-- START --

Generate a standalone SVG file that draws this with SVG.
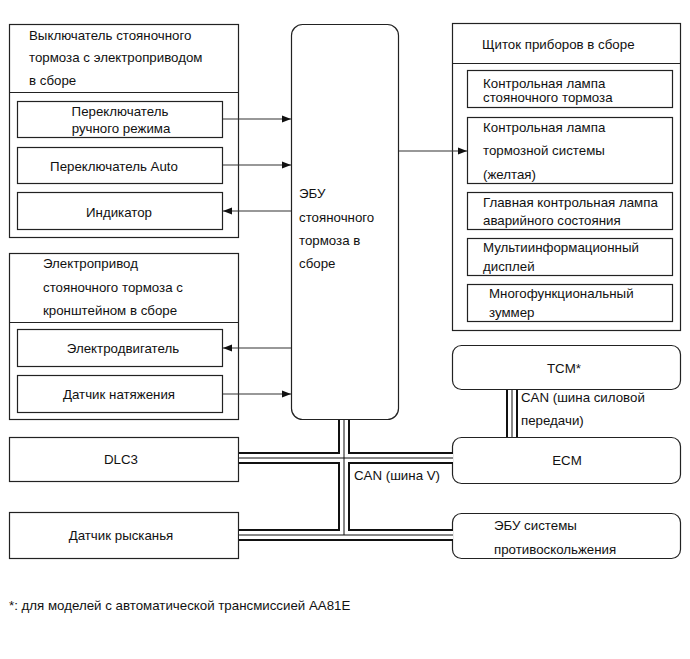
<svg xmlns="http://www.w3.org/2000/svg" width="690" height="659" viewBox="0 0 690 659">
<style>
text{font-family:"Liberation Sans",Arial,sans-serif;font-size:13.3px;fill:#111}
.c{text-anchor:middle}
.b{fill:#fff;stroke:#222;stroke-width:1.2}
.a{stroke:#333;stroke-width:1.2;fill:none}
.bk{stroke:#111;stroke-width:12;fill:none}
.wh{stroke:#fff;stroke-width:8;fill:none}
.ct{stroke:#111;stroke-width:1;fill:none}
</style>
<defs>
<marker id="ah" markerWidth="10" markerHeight="8" refX="9" refY="4" orient="auto" markerUnits="userSpaceOnUse">
<path d="M0,0.5 L9,4 L0,7.5 Z" fill="#111"/>
</marker>
</defs>
<rect width="690" height="659" fill="#fff"/>

<g id="switch-assy">
<rect class="b" x="9.5" y="24.5" width="229" height="213"/>
<line class="b" x1="9.5" y1="92.5" x2="238.5" y2="92.5"/>
<text x="29" y="40">Выключатель стояночного</text>
<text x="29" y="62">тормоза с электроприводом</text>
<text x="29" y="85">в сборе</text>
<rect class="b" x="17.5" y="101.5" width="205" height="36"/>
<text class="c" x="120" y="115.5">Переключатель</text>
<text class="c" x="121" y="132.5">ручного режима</text>
<rect class="b" x="17.5" y="147.5" width="205" height="36"/>
<text class="c" x="114" y="170.5">Переключатель Auto</text>
<rect class="b" x="17.5" y="192.5" width="205" height="37"/>
<text class="c" x="119" y="216.5">Индикатор</text>
</g>

<g id="actuator-assy">
<rect class="b" x="9.5" y="253.5" width="229" height="166"/>
<line class="b" x1="9.5" y1="322.5" x2="238.5" y2="322.5"/>
<text x="43" y="268">Электропривод</text>
<text x="43" y="291.5">стояночного тормоза с</text>
<text x="43" y="314.5">кронштейном в сборе</text>
<rect class="b" x="17.5" y="329.5" width="205" height="37"/>
<text class="c" x="123" y="352.5">Электродвигатель</text>
<rect class="b" x="17.5" y="375.5" width="205" height="37"/>
<text class="c" x="119" y="398.5">Датчик натяжения</text>
</g>

<g id="ecu">
<rect class="b" x="291.5" y="24.5" width="107" height="395" rx="11"/>
<text x="299" y="197.5">ЭБУ</text>
<text x="299" y="221.5">стояночного</text>
<text x="299" y="244.5">тормоза в</text>
<text x="299" y="267.5">сборе</text>
</g>

<g id="combination-meter">
<rect class="b" x="452.5" y="23.5" width="228" height="307"/>
<line class="b" x1="452.5" y1="63.5" x2="680.5" y2="63.5"/>
<text x="482" y="48.5">Щиток приборов в сборе</text>
<rect class="b" x="467.5" y="70.5" width="205" height="37"/>
<text x="483" y="87.5">Контрольная лампа</text>
<text x="483" y="101.5">стояночного тормоза</text>
<rect class="b" x="467.5" y="117.5" width="205" height="66"/>
<text x="483" y="131.5">Контрольная лампа</text>
<text x="483" y="154.5">тормозной системы</text>
<text x="483" y="178.5">(желтая)</text>
<rect class="b" x="467.5" y="192.5" width="205" height="37"/>
<text x="483" y="206.5">Главная контрольная лампа</text>
<text x="483" y="224.5">аварийного состояния</text>
<rect class="b" x="467.5" y="238.5" width="205" height="37"/>
<text x="483" y="251.5">Мультиинформационный</text>
<text x="483" y="270.5">дисплей</text>
<rect class="b" x="467.5" y="284.5" width="205" height="37"/>
<text x="489" y="297.5">Многофункциональный</text>
<text x="489" y="316.5">зуммер</text>
</g>

<g id="tcm">
<rect class="b" x="452.5" y="345.5" width="228" height="44" rx="9"/>
<text class="c" x="564" y="372.5">TCM*</text>
</g>

<g id="ecm">
<rect class="b" x="452.5" y="437.5" width="228" height="46" rx="9"/>
<text class="c" x="567" y="464.5">ECM</text>
</g>

<g id="skid-ecu">
<rect class="b" x="452.5" y="513.5" width="228" height="45" rx="9"/>
<text x="494" y="529.5">ЭБУ системы</text>
<text x="494" y="553.5">противоскольжения</text>
</g>

<g id="dlc3">
<rect class="b" x="9.5" y="437.5" width="229" height="44"/>
<text class="c" x="121" y="463.5">DLC3</text>
</g>

<g id="yaw-sensor">
<rect class="b" x="9.5" y="512.5" width="229" height="46"/>
<text class="c" x="121" y="539.5">Датчик рысканья</text>
</g>

<g id="connectors">
<line class="a" x1="223" y1="119" x2="291" y2="119" marker-end="url(#ah)"/>
<line class="a" x1="223" y1="165" x2="291" y2="165" marker-end="url(#ah)"/>
<line class="a" x1="291" y1="211" x2="223" y2="211" marker-end="url(#ah)"/>
<line class="a" x1="291" y1="348" x2="223" y2="348" marker-end="url(#ah)"/>
<line class="a" x1="223" y1="394" x2="291" y2="394" marker-end="url(#ah)"/>
<line class="a" x1="399" y1="151" x2="467" y2="151" marker-end="url(#ah)"/>

<path class="bk" d="M344,420 V535 M239,458 H453 M239,535 H453 M512,390 V437"/>
<path class="wh" d="M344,420 V535 M239,458 H453 M239,535 H453 M512,390 V437"/>
<path class="ct" d="M344,420 V535 M239,458 H453 M239,535 H453 M512,390 V437"/>
<text x="354" y="480">CAN (шина V)</text>
<text x="521" y="402">CAN (шина силовой</text>
<text x="521" y="425">передачи)</text>
</g>

<text x="9" y="610">*: для моделей с автоматической трансмиссией AA81E</text>
</svg>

-- END --

Restate the entire listing word for word, excluding pictures.

Generate a standalone SVG file that draws this with SVG.
<svg xmlns="http://www.w3.org/2000/svg" width="690" height="659" viewBox="0 0 690 659">
<style>
text{font-family:"Liberation Sans",Arial,sans-serif;font-size:13.3px;fill:#111}
.c{text-anchor:middle}
.b{fill:#fff;stroke:#222;stroke-width:1.2}
.a{stroke:#333;stroke-width:1.2;fill:none}
.bk{stroke:#111;stroke-width:12;fill:none}
.wh{stroke:#fff;stroke-width:8;fill:none}
.ct{stroke:#111;stroke-width:1;fill:none}
</style>
<defs>
<marker id="ah" markerWidth="10" markerHeight="8" refX="9" refY="4" orient="auto" markerUnits="userSpaceOnUse">
<path d="M0,0.5 L9,4 L0,7.5 Z" fill="#111"/>
</marker>
</defs>
<rect width="690" height="659" fill="#fff"/>

<g id="switch-assy">
<rect class="b" x="9.5" y="24.5" width="229" height="213"/>
<line class="b" x1="9.5" y1="92.5" x2="238.5" y2="92.5"/>
<text x="29" y="40">Выключатель стояночного</text>
<text x="29" y="62">тормоза с электроприводом</text>
<text x="29" y="85">в сборе</text>
<rect class="b" x="17.5" y="101.5" width="205" height="36"/>
<text class="c" x="120" y="115.5">Переключатель</text>
<text class="c" x="121" y="132.5">ручного режима</text>
<rect class="b" x="17.5" y="147.5" width="205" height="36"/>
<text class="c" x="114" y="170.5">Переключатель Auto</text>
<rect class="b" x="17.5" y="192.5" width="205" height="37"/>
<text class="c" x="119" y="216.5">Индикатор</text>
</g>

<g id="actuator-assy">
<rect class="b" x="9.5" y="253.5" width="229" height="166"/>
<line class="b" x1="9.5" y1="322.5" x2="238.5" y2="322.5"/>
<text x="43" y="268">Электропривод</text>
<text x="43" y="291.5">стояночного тормоза с</text>
<text x="43" y="314.5">кронштейном в сборе</text>
<rect class="b" x="17.5" y="329.5" width="205" height="37"/>
<text class="c" x="123" y="352.5">Электродвигатель</text>
<rect class="b" x="17.5" y="375.5" width="205" height="37"/>
<text class="c" x="119" y="398.5">Датчик натяжения</text>
</g>

<g id="ecu">
<rect class="b" x="291.5" y="24.5" width="107" height="395" rx="11"/>
<text x="299" y="197.5">ЭБУ</text>
<text x="299" y="221.5">стояночного</text>
<text x="299" y="244.5">тормоза в</text>
<text x="299" y="267.5">сборе</text>
</g>

<g id="combination-meter">
<rect class="b" x="452.5" y="23.5" width="228" height="307"/>
<line class="b" x1="452.5" y1="63.5" x2="680.5" y2="63.5"/>
<text x="482" y="48.5">Щиток приборов в сборе</text>
<rect class="b" x="467.5" y="70.5" width="205" height="37"/>
<text x="483" y="87.5">Контрольная лампа</text>
<text x="483" y="101.5">стояночного тормоза</text>
<rect class="b" x="467.5" y="117.5" width="205" height="66"/>
<text x="483" y="131.5">Контрольная лампа</text>
<text x="483" y="154.5">тормозной системы</text>
<text x="483" y="178.5">(желтая)</text>
<rect class="b" x="467.5" y="192.5" width="205" height="37"/>
<text x="483" y="206.5">Главная контрольная лампа</text>
<text x="483" y="224.5">аварийного состояния</text>
<rect class="b" x="467.5" y="238.5" width="205" height="37"/>
<text x="483" y="251.5">Мультиинформационный</text>
<text x="483" y="270.5">дисплей</text>
<rect class="b" x="467.5" y="284.5" width="205" height="37"/>
<text x="489" y="297.5">Многофункциональный</text>
<text x="489" y="316.5">зуммер</text>
</g>

<g id="tcm">
<rect class="b" x="452.5" y="345.5" width="228" height="44" rx="9"/>
<text class="c" x="564" y="372.5">TCM*</text>
</g>

<g id="ecm">
<rect class="b" x="452.5" y="437.5" width="228" height="46" rx="9"/>
<text class="c" x="567" y="464.5">ECM</text>
</g>

<g id="skid-ecu">
<rect class="b" x="452.5" y="513.5" width="228" height="45" rx="9"/>
<text x="494" y="529.5">ЭБУ системы</text>
<text x="494" y="553.5">противоскольжения</text>
</g>

<g id="dlc3">
<rect class="b" x="9.5" y="437.5" width="229" height="44"/>
<text class="c" x="121" y="463.5">DLC3</text>
</g>

<g id="yaw-sensor">
<rect class="b" x="9.5" y="512.5" width="229" height="46"/>
<text class="c" x="121" y="539.5">Датчик рысканья</text>
</g>

<g id="connectors">
<line class="a" x1="223" y1="119" x2="291" y2="119" marker-end="url(#ah)"/>
<line class="a" x1="223" y1="165" x2="291" y2="165" marker-end="url(#ah)"/>
<line class="a" x1="291" y1="211" x2="223" y2="211" marker-end="url(#ah)"/>
<line class="a" x1="291" y1="348" x2="223" y2="348" marker-end="url(#ah)"/>
<line class="a" x1="223" y1="394" x2="291" y2="394" marker-end="url(#ah)"/>
<line class="a" x1="399" y1="151" x2="467" y2="151" marker-end="url(#ah)"/>

<path class="bk" d="M344,420 V535 M239,458 H453 M239,535 H453 M512,390 V437"/>
<path class="wh" d="M344,420 V535 M239,458 H453 M239,535 H453 M512,390 V437"/>
<path class="ct" d="M344,420 V535 M239,458 H453 M239,535 H453 M512,390 V437"/>
<text x="354" y="480">CAN (шина V)</text>
<text x="521" y="402">CAN (шина силовой</text>
<text x="521" y="425">передачи)</text>
</g>

<text x="9" y="610">*: для моделей с автоматической трансмиссией AA81E</text>
</svg>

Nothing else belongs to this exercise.